Integrating with an Integrated Development Environments (IDEs)
An Integrated Development Environment (IDE) enhances your coding experience by providing features like code completion, debugging, and project management.
- PyCharm: PyCharm is a popular IDE for Python development. Install PyCharm and configure it to use your conda environment.
- Visual Studio Code: Visual Studio Code is another popular IDE that supports Python development. Install the Python extension and configure it to use your conda environment.
4. Configuring Version Control with Git
Version control is essential for collaborative projects and tracking changes. Git is a popular version control system that integrates well with Python.
- Install Git: Install Git on your system.
- Initialize a Git Repository: Initialize a Git repository in your project directory using
git init
. - Add Files to the Repository: Add your files to the repository using
git add
andgit commit
.
Git locally maintains a local history of all the versions of the project, serving as a supplement to GitHub. GitHub externally maintains the version history of different branches of a project.
To use Git, download GitHub Desktop from
https://desktop.github.com/downloads
To use GitHub, create an account on
www.github.com
Best Practices for Data Science Environment
Several best practices can enhance the efficiency and productivity of your data science environment:
- Use Virtual Environments: Use virtual environments to isolate projects and ensure reproducibility.

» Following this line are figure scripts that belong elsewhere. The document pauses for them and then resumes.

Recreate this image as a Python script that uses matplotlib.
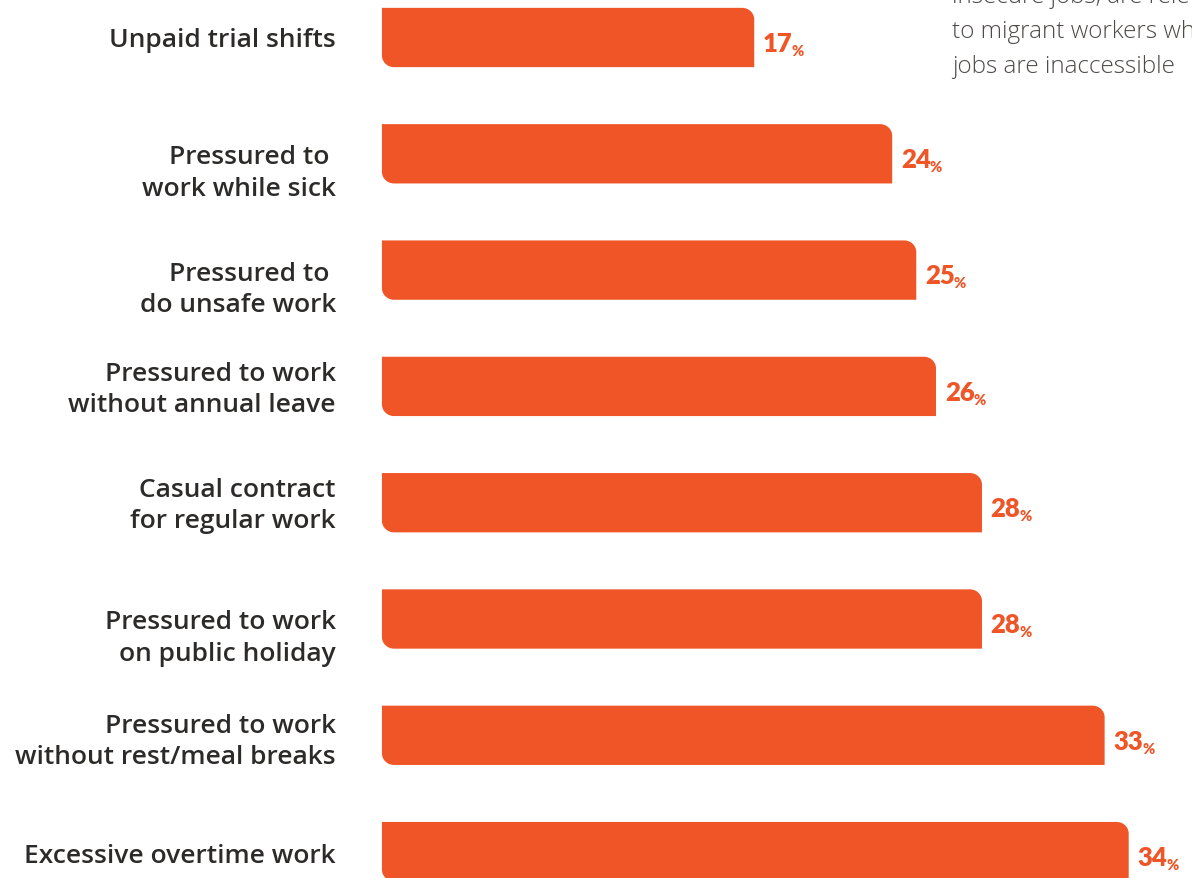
import numpy as np
import matplotlib.pyplot as plt
from matplotlib.path import Path
from matplotlib.patches import PathPatch

categories = [
    'Unpaid trial shifts',
    'Pressured to \nwork while sick',
    'Pressured to \ndo unsafe work',
    'Pressured to work\nwithout annual leave',
    'Casual contract\nfor regular work',
    'Pressured to work\non public holiday',
    'Pressured to work\nwithout rest/meal breaks',
    'Excessive overtime work',
]
values = [17.0, 23.3, 24.4, 25.3, 27.4, 27.4, 33.0, 34.1]
value_labels = ['17', '24', '25', '26', '28', '28', '33', '34']

note_lines = ['insecure jobs, are rele', 'to migrant workers who', 'jobs are inaccessible']

orange = '#ef5527'
dark = '#2d2b29'

# category labels do not sit exactly on the bar centres in the original
label_dy = [0.02, 0.16, 0.16, 0.02, 0.02, 0.16, 0.05, 0.03]

plt.rcParams['font.family'] = ['Open Sans', 'DejaVu Sans']

fig = plt.figure(figsize=(11.92, 8.79), dpi=100)
ax = fig.add_axes([0, 0, 1, 1])
ax.set_xlim(-17.44, 36.99)
ax.set_ylim(7.227, -0.331)
ax.axis('off')

bar_h = 0.51
rx, ry = 0.55, 0.10  # corner radius in data units (~12px)
k = 0.5523


def bar_path(x0, x1, yt, yb):
    # top-right and bottom-left corners rounded (y axis is inverted: yt < yb)
    verts = [
        (x0, yt),
        (x1 - rx, yt),
        (x1 - rx + k * rx, yt), (x1, yt + ry - k * ry), (x1, yt + ry),
        (x1, yb),
        (x0 + rx, yb),
        (x0 + rx - k * rx, yb), (x0, yb - ry + k * ry), (x0, yb - ry),
        (x0, yt),
    ]
    codes = [Path.MOVETO, Path.LINETO,
             Path.CURVE4, Path.CURVE4, Path.CURVE4,
             Path.LINETO, Path.LINETO,
             Path.CURVE4, Path.CURVE4, Path.CURVE4,
             Path.CLOSEPOLY]
    return Path(verts, codes)


for i, (cat, v, lab) in enumerate(zip(categories, values, value_labels)):
    p = bar_path(0, v, i - bar_h / 2, i + bar_h / 2)
    ax.add_patch(PathPatch(p, facecolor=orange, edgecolor='none'))
    ax.text(-2.1, i + label_dy[i], cat, ha='right', va='center', fontsize=19,
            fontweight='semibold', color=dark, linespacing=1.33)
    t = ax.text(v + 0.40, i + 0.115, lab, ha='left', va='baseline', fontsize=18.5,
                fontweight='heavy', color=orange, family=['Lato', 'DejaVu Sans'])
    ax.annotate('%', xy=(1, 0), xycoords=t, xytext=(-0.6, 0), textcoords='offset points',
                ha='left', va='baseline', fontsize=10.5, fontweight='heavy', color=orange,
                family=['Lato', 'DejaVu Sans'])

for j, line in enumerate(note_lines):
    fig.text(952 / 1192, 1 - (-3 + 35 * j) / 879, line, ha='left', va='center',
             fontsize=17.5, color='#4d4a48', fontweight='light')

fig.savefig('out.png', dpi=100)
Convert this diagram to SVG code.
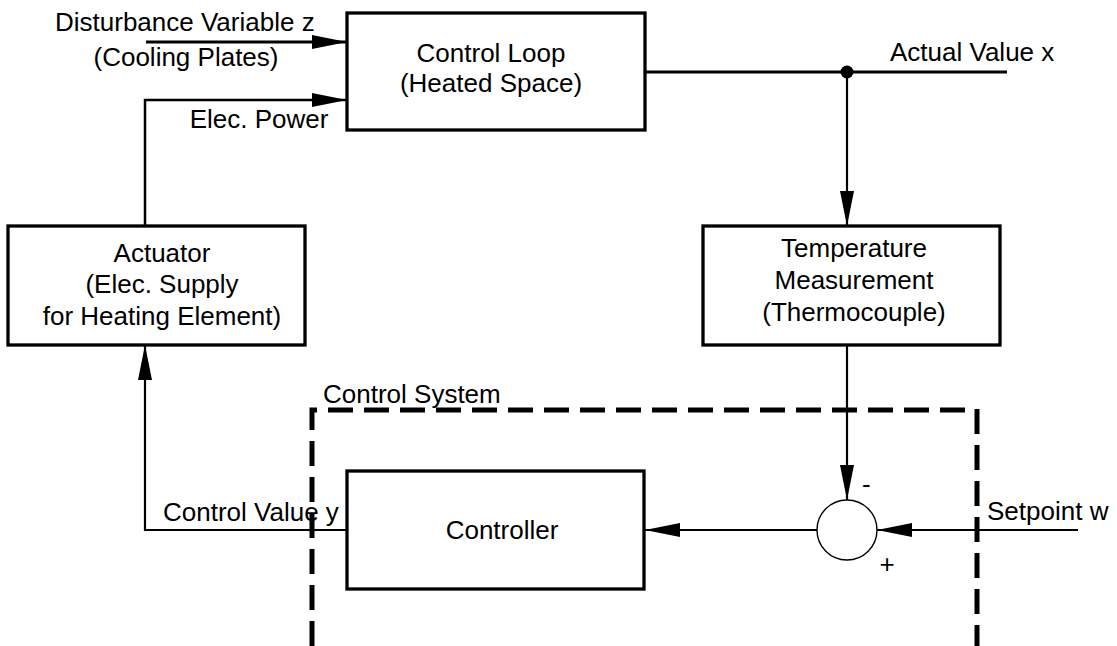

- Version Control: Use version control systems like Git to manage code and collaborate with others.
- Document Code: Document code using comments and docstrings to enhance readability and maintainability.
- Test Code: Test code regularly to ensure accuracy and reliability.
Conclusion
Setting up a Data Science environment is the first most important step in getting started with Data Science. This enables you to start coding and create projects to showcase on your portfolio for potential employers. Also it makes participation in Data Science hackathons easier, as time does not have to be wasted on setting up an environment from scratch, giving a competitive edge over other teams.